> **Work to be completed**
Report every line below that holds the word "draw".

> **Information supplied**

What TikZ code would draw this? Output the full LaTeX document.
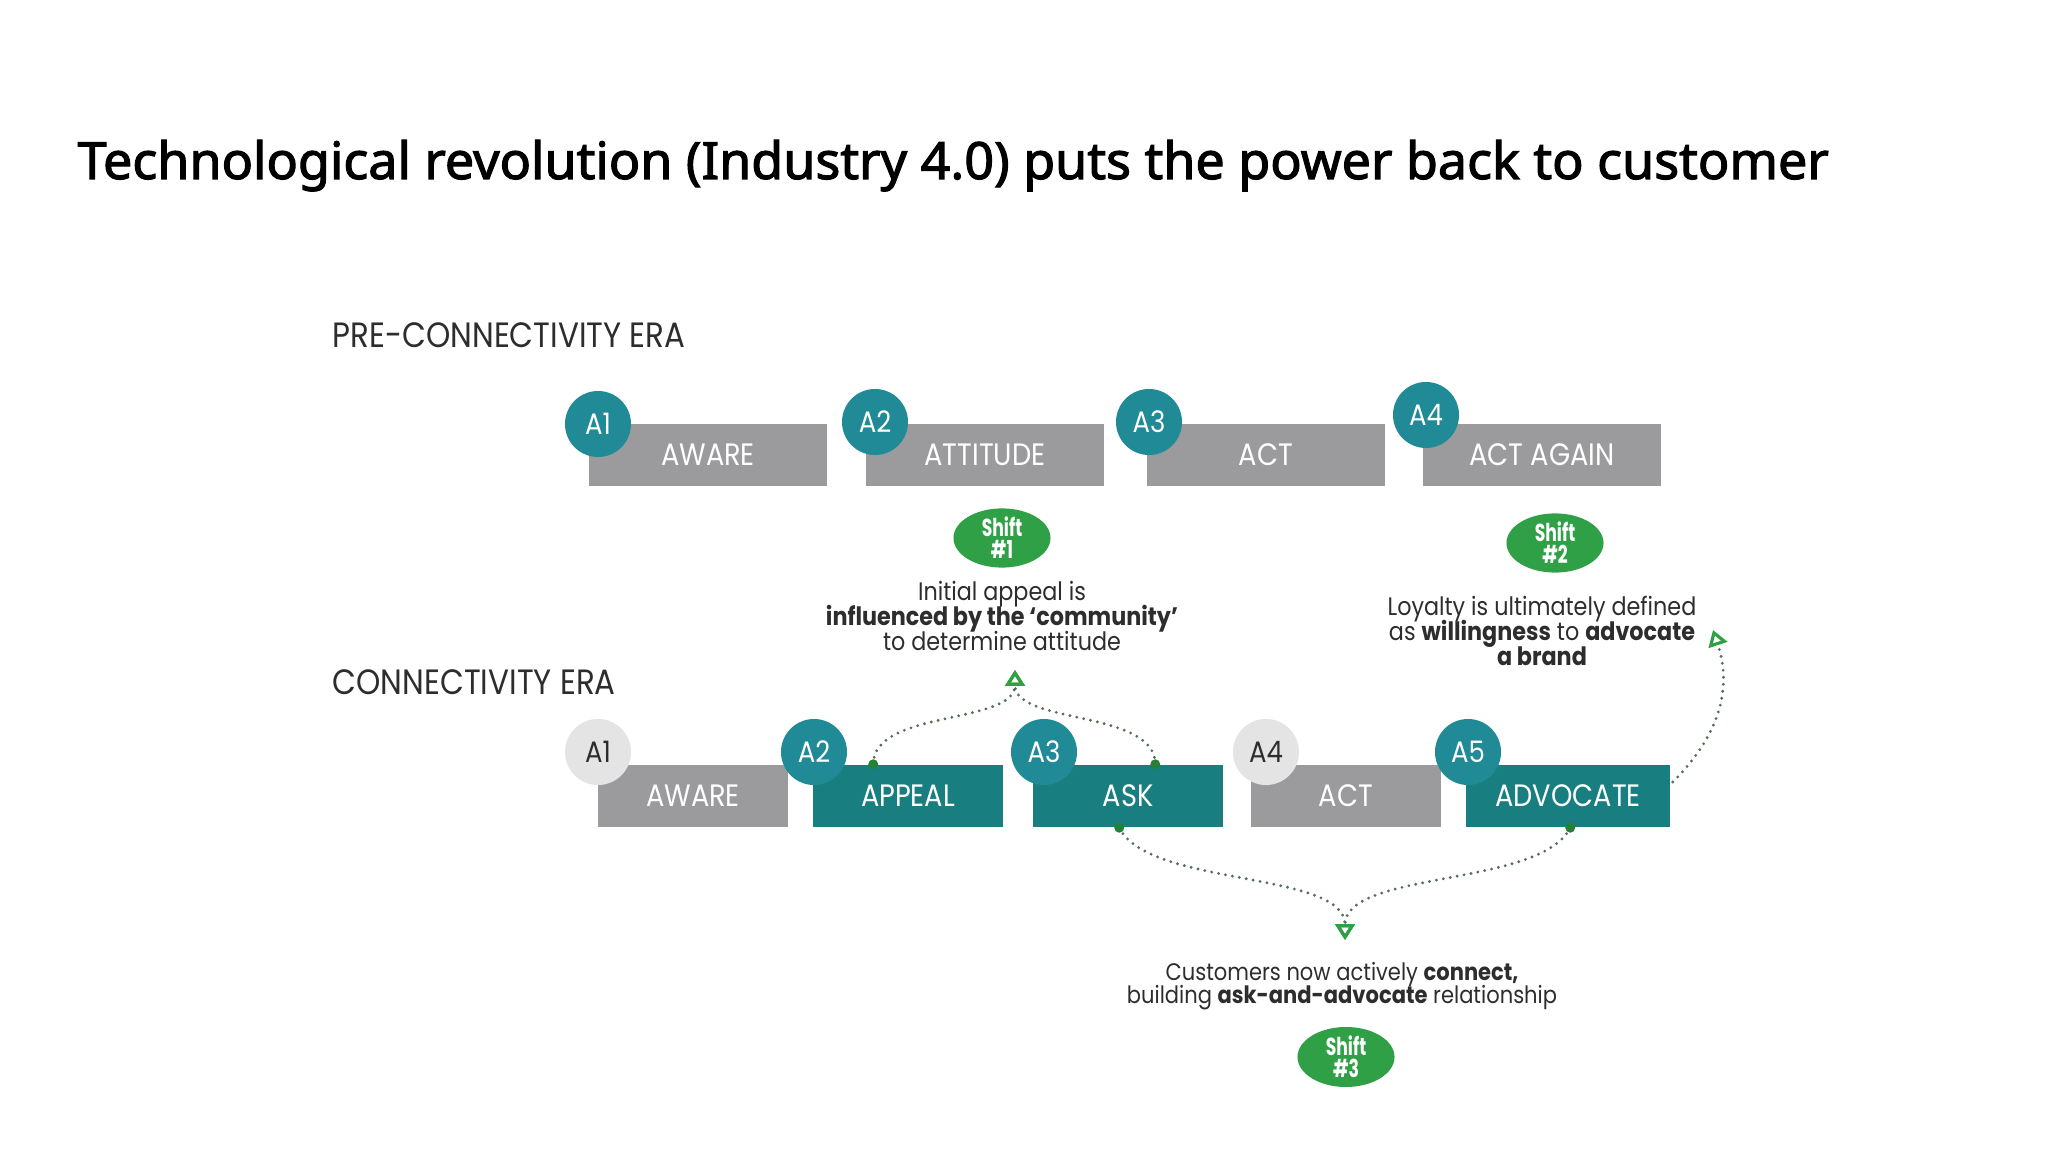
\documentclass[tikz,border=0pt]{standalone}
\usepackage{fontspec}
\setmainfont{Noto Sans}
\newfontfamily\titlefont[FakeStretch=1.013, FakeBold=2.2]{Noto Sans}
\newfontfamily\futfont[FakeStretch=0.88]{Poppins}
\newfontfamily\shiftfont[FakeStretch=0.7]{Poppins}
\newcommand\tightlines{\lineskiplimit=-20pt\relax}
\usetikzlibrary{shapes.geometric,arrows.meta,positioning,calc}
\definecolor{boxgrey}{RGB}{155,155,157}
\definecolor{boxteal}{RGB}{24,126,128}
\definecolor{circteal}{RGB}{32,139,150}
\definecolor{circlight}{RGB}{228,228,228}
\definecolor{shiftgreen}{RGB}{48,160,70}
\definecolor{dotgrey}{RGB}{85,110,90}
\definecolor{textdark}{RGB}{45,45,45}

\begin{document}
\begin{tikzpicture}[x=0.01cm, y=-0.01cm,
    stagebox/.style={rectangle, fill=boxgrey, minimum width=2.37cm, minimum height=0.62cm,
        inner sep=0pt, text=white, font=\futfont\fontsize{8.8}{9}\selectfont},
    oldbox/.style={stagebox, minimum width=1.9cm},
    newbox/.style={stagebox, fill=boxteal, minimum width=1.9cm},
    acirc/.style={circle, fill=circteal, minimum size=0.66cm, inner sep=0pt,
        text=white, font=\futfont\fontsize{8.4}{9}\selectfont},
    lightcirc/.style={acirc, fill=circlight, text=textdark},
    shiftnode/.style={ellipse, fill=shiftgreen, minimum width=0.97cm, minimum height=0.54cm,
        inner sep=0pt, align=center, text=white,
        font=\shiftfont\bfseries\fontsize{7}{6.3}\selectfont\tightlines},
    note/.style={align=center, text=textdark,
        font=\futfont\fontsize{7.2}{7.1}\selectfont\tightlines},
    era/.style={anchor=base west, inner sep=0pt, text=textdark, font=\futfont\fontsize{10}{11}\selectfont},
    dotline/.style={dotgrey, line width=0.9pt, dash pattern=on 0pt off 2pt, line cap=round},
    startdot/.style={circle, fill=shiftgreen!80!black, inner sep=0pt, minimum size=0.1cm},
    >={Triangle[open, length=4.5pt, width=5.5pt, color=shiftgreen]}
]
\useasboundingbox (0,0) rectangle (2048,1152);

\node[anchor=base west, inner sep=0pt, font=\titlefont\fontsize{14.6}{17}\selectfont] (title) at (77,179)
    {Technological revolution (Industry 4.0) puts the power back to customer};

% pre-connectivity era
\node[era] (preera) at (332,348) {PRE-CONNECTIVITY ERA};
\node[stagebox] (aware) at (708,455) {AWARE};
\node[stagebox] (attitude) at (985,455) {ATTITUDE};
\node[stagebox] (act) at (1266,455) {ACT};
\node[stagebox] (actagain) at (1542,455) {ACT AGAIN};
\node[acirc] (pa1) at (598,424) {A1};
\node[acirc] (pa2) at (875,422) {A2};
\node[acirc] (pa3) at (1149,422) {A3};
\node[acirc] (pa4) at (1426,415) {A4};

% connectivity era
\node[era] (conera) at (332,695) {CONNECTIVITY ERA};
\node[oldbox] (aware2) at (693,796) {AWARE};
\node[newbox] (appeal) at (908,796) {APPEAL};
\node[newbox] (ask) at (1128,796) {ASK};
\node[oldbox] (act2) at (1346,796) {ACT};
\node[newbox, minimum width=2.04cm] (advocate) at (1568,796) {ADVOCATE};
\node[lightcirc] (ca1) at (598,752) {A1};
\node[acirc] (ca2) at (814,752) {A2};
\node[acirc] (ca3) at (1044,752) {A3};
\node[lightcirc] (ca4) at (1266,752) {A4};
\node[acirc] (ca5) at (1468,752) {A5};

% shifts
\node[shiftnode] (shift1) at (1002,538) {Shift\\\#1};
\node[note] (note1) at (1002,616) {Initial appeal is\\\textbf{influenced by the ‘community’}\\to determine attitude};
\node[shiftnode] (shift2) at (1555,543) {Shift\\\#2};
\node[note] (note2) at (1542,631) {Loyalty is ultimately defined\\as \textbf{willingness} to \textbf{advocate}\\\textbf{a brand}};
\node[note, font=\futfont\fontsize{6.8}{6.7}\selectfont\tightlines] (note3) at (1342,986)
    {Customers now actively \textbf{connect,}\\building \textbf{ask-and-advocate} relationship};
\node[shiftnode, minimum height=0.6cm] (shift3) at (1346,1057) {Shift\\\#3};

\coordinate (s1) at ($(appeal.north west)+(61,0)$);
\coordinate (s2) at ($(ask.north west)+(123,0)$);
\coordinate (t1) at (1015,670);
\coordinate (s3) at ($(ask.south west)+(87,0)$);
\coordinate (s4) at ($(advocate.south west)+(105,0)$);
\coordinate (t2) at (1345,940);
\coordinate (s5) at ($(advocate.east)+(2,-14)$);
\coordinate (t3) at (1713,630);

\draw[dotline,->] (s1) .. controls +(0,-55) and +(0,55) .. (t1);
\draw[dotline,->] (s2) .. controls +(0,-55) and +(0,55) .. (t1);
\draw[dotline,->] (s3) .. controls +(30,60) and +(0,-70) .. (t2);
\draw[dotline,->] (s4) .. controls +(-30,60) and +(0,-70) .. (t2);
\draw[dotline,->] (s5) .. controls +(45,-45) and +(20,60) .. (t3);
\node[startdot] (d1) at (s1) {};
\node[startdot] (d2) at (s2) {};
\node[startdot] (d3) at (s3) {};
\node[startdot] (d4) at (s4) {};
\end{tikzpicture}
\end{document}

> **Response for this exercise**
What TikZ code would draw this? Output the full LaTeX document.
\draw[dotline,->] (s1) .. controls +(0,-55) and +(0,55) .. (t1);
\draw[dotline,->] (s2) .. controls +(0,-55) and +(0,55) .. (t1);
\draw[dotline,->] (s3) .. controls +(30,60) and +(0,-70) .. (t2);
\draw[dotline,->] (s4) .. controls +(-30,60) and +(0,-70) .. (t2);
\draw[dotline,->] (s5) .. controls +(45,-45) and +(20,60) .. (t3);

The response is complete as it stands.